David Sweeney said that research funders in 13 European countries had made “fantastic progress” by uniting behind Plan S, which will require all publicly funded research to be made freely available.
But Mr Sweeney, who will lead a task force exploring the implementation of Plan S, scheduled for 2020, acknowledged that “barriers” blocking the spread of open access further afield remained in place.
Researchers in developing countries are less likely to be able to afford the article processing charges that replace journal subscription fees under many open access models.

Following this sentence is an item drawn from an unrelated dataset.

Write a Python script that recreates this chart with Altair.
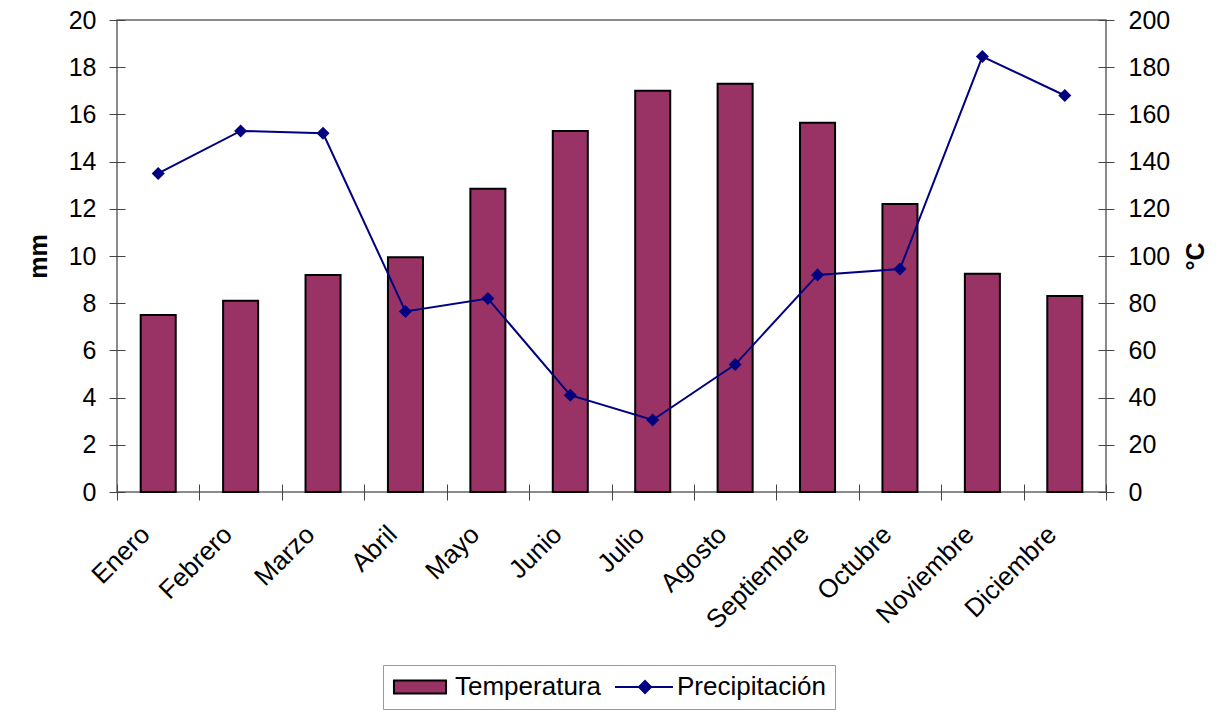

And a recurring criticism of Plan S is that it could restrict the ability of European researchers to collaborate with colleagues working in countries with more limited open access options, and therefore exclude those countries from cross-border collaborations.
“If Plan S were to be implemented in such a way that it were to limit options for those in poorer countries, that would be wrong,” said Mr Sweeney, speaking at a Royal Society conference in London.
While details of Plan S’ implementation are still being developed, Robert-Jan Smits, the European Commission’s special envoy for open science, has declared his intention to cap article processing charges.
But in countries beyond the reach of Plan S, and where processing charges may remain prohibitively high, Western funders should go out of their way to help collaborators to publish their work, Mr Sweeney said.
“Where there are costs, let those of us in the wealthier nations take the responsibility for those who cannot afford it,” he said. “I want a culture of openness where it is a truly global scholarly enterprise that everyone can participate in.”
Speaking to Times Higher Education, Mr Sweeney said that wealthy funders “should take some responsibility to make sure that these countries are not excluded as a result” of the shift to open access.
“How we do that is definitely an issue that needs some discussing, but…contributing towards article processing charges is one example,” he said.
At the same event, Mr Smits said that employers also had a responsibility to shift the wider research culture away from targeted publishing in selective journals whose values did not marry with open access goals.
“Data hugging has to stop,” he said. “Get rid of this obsession that the impact factor [of a journal] can change someone’s career.”
A policy paper on Plan S implementation is expected to be published before the end of the year.